The evening concert opened with the college big band (of which I'm a member more often than not, but they have enough students to fill the section this time) along with Denis and Gregg. Denis pretty much stole the show with his solo turn on "Lester Leaps In," switching from bari to flute to scat-singing and eventually trading fours with himself (four bars of bari, four bars of scat) before engaging the audience in a call-and-response a la Cab Calloway in "Minnie the Moocher." Great fun.
But the evening was not over; after helping hand out the awards, I high-tailed it over to Addison to catch the Chick Corea Trio. I had heard earlier in the week that the incomparable young bassist Christian McBride was going to be there, but I didn't find out until a few hours before the show that drum legend Steve Gadd would be rounding out the trio. I'm not sure I can describe this event in mere words, but I'll give it a shot.
I had only gotten to see Chick one time before, with the Elektric Band. While it was cool to hear all the synth-playing that night, I remember thinking that I would just rather hear him play piano. Last night, I got my wish, and then some. Having McBride and Gadd up there with him made for a dazzling display of musicianship: brilliant piano flourishes and the Latin undercurrent for which Chick is famous; rock-solid support from McBride, whose solo turns left many mouths agape with his otherworldly technical prowess (as well as one of the best-played arco bass solos I've ever heard); and Gadd, who's played on so many recordings I've owned over the years, tearing it up with stunning, how-does-he-do-that-with-only-four-limbs fills and solos (it would have been a drummer's personal nirvana to hear Bissonette and Gadd within hours of each other like we did).
Since the trio hadn't played together as a unit very much (though Chick had worked with each of the others separately), they worked up a bunch of Chick's best-known tunes and ended up sounding like they'd been together for years. The slightly-over-an-hour set included such standards as "Humpty Dumpty" and "Windows," as well as "The One Step" and "Sicily," two tunes from one of my favorite Corea albums, Friends (which I busted out today in the car). Since Gadd played on that recording too, it was great to hear those tunes played with half the original lineup.

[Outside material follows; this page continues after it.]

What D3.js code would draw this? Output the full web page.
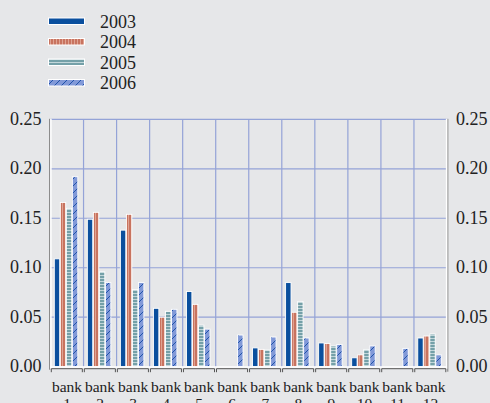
<!DOCTYPE html>
<html><head><meta charset="utf-8">
<script src="https://cdn.jsdelivr.net/npm/d3@7"></script>
</head>
<body style="margin:0;background:#e6e7e9">
<svg id="c" width="490" height="403" font-family="Liberation Serif" style="display:block;font-family:'Liberation Serif'"></svg>
<script>
const categories = ["1","2","3","4","5","6","7","8","9","10","11","12"];
const seriesNames = ["2003","2004","2005","2006"];
const v2003 = [0.109,0.149,0.138,0.059,0.076,0,0.019,0.085,0.024,0.009,0,0.029];
const v2004 = [0.166,0.156,0.154,0.050,0.063,0,0.0175,0.055,0.0235,0.012,0,0.031];
const v2005 = [0.160,0.096,0.078,0.056,0.042,0,0.017,0.066,0.021,0.0175,0,0.033];
const v2006 = [0.192,0.085,0.085,0.058,0.038,0.032,0.030,0.029,0.0225,0.021,0.0185,0.012];
const yTicks = [0,0.05,0.10,0.15,0.20,0.25];

(function(){
const series = [v2003,v2004,v2005,v2006];
const fills = ["url(#p2003)","url(#p2004)","url(#p2005)","url(#p2006)"];
const FF = '"Liberation Serif"';

const svg = d3.select("#c");
const W=490,H=403;
svg.append("rect").attr("width",W).attr("height",H).attr("fill","#e6e7e9");

const defs = svg.append("defs");
let p = defs.append("pattern").attr("id","p2003").attr("patternUnits","userSpaceOnUse").attr("width",4).attr("height",4);
p.append("rect").attr("width",4).attr("height",4).attr("fill","#0a4f9e");
p = defs.append("pattern").attr("id","p2004").attr("patternUnits","userSpaceOnUse").attr("width",3).attr("height",3);
p.append("rect").attr("width",3).attr("height",3).attr("fill","#c8735f");
p.append("rect").attr("x",2).attr("width",1).attr("height",3).attr("fill","#dfa393");
p = defs.append("pattern").attr("id","p2005").attr("patternUnits","userSpaceOnUse").attr("width",3).attr("height",3);
p.append("rect").attr("width",3).attr("height",3).attr("fill","#74a0a8");
p.append("rect").attr("y",2).attr("width",3).attr("height",1).attr("fill","#c2d6da");
p = defs.append("pattern").attr("id","p2006").attr("patternUnits","userSpaceOnUse").attr("width",7).attr("height",7);
p.append("rect").attr("width",7).attr("height",7).attr("fill","#8199d8");
p.append("path").attr("d","M0,7 L7,0 M-1,1 L1,-1 M6,8 L8,6").attr("stroke","#1f52aa").attr("stroke-width",1);

const pl=50.5, pr=447, pt=119.3, pb=366.7;
const x0 = d3.scaleBand().domain(categories).range([pl,pr]).padding(0);
const cw = x0.bandwidth();
const x1 = d3.scaleBand().domain(seriesNames).range([3.5, 27.6]).padding(0);
const y = d3.scaleLinear().domain([0,0.25]).range([pb,pt]);

const grid = svg.append("g").attr("stroke","#8c9cd6").attr("stroke-width",1.2).attr("opacity",0.9);
yTicks.filter(t=>t>0).forEach(t=>{
  grid.append("line").attr("x1",pl).attr("x2",pr).attr("y1",y(t)).attr("y2",y(t));
});
categories.slice(1).forEach(c=>{
  grid.append("line").attr("x1",x0(c)).attr("x2",x0(c)).attr("y1",pt).attr("y2",pb);
});

const gb = svg.append("g");
categories.forEach((c,i)=>{
  series.forEach((s,j)=>{
    const v=s[i];
    if(v<=0) return;
    gb.append("rect")
      .attr("x",x0(c)+x1(seriesNames[j])+0.3)
      .attr("width",x1.bandwidth()-0.6)
      .attr("y",y(v))
      .attr("height",y(0)-y(v))
      .attr("fill",fills[j])
      .attr("stroke","#ffffff").attr("stroke-width",0.9);
  });
});

svg.append("line").attr("x1",pl-0.8).attr("x2",pl-0.8).attr("y1",pt-0.5).attr("y2",pb+3).attr("stroke","#777").attr("stroke-width",1);
svg.append("line").attr("x1",pl+0.4).attr("x2",pl+0.4).attr("y1",pt-0.5).attr("y2",pb+2).attr("stroke","#fff").attr("stroke-width",1.5);
svg.append("line").attr("x1",pr+0.8).attr("x2",pr+0.8).attr("y1",pt-0.5).attr("y2",pb+5).attr("stroke","#777").attr("stroke-width",1);
svg.append("line").attr("x1",pr-0.4).attr("x2",pr-0.4).attr("y1",pt-0.5).attr("y2",pb+2).attr("stroke","#fff").attr("stroke-width",1.5);
svg.append("line").attr("x1",pl).attr("x2",pr).attr("y1",pb+0.3).attr("y2",pb+0.3).attr("stroke","#fff").attr("stroke-width",1.5);
const ax = svg.append("g").attr("fill","none").attr("stroke","#555").attr("stroke-width",1);
categories.forEach(c=>{
  const a=x0(c)+0.8, b=x0(c)+cw-1.2;
  ax.append("path").attr("d",`M${a},${pb+5.5}V${pb+2}H${b}V${pb+5.5}`);
});

function txt(x,yy,s,size,anchor){
  return svg.append("text").attr("x",x).attr("y",yy).attr("font-family",FF)
    .style("font-family","'Liberation Serif'")
    .attr("font-size",size).attr("fill","#222").attr("text-anchor",anchor).text(s);
}
yTicks.forEach(t=>{
  txt(41.5, y(t)+5.5, d3.format(".2f")(t), 18, "end");
  txt(456, y(t)+5.5, d3.format(".2f")(t), 18, "start");
});
categories.forEach(c=>{
  const cx=x0(c)+cw/2;
  txt(cx, 391.5, "bank", 15.5, "middle");
  txt(cx, 408.5, c, 15.5, "middle");
});

seriesNames.forEach((n,j)=>{
  const yy = 18 + j*20.5;
  svg.append("rect").attr("x",48.5).attr("y",yy).attr("width",36).attr("height",6.5)
    .attr("fill",fills[j]).attr("stroke","#fff").attr("stroke-width",1);
  txt(100, yy+9.5, n, 18, "start");
});
})();
</script></body></html>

But I knew it wasn't over. My guess was that they'd come back out and do "Spain" as an encore, and I was indeed correct. It took Chick a minute to lead into it, but the familiar "Concerto de Aranjuez" intro came soon enough. Near the end, much as Denis DiBlasio had done a few hours earlier, Chick did a call-and-response where he'd play something on the piano and then motion to us to scat it back to him, and the crowd responded in rather competent fashion.
What a night...what a weekend. I'll get caught up on the old posts now and even get a little more sleep, but this was all worth it. It was really a great weekend to be a jazzer in North Texas.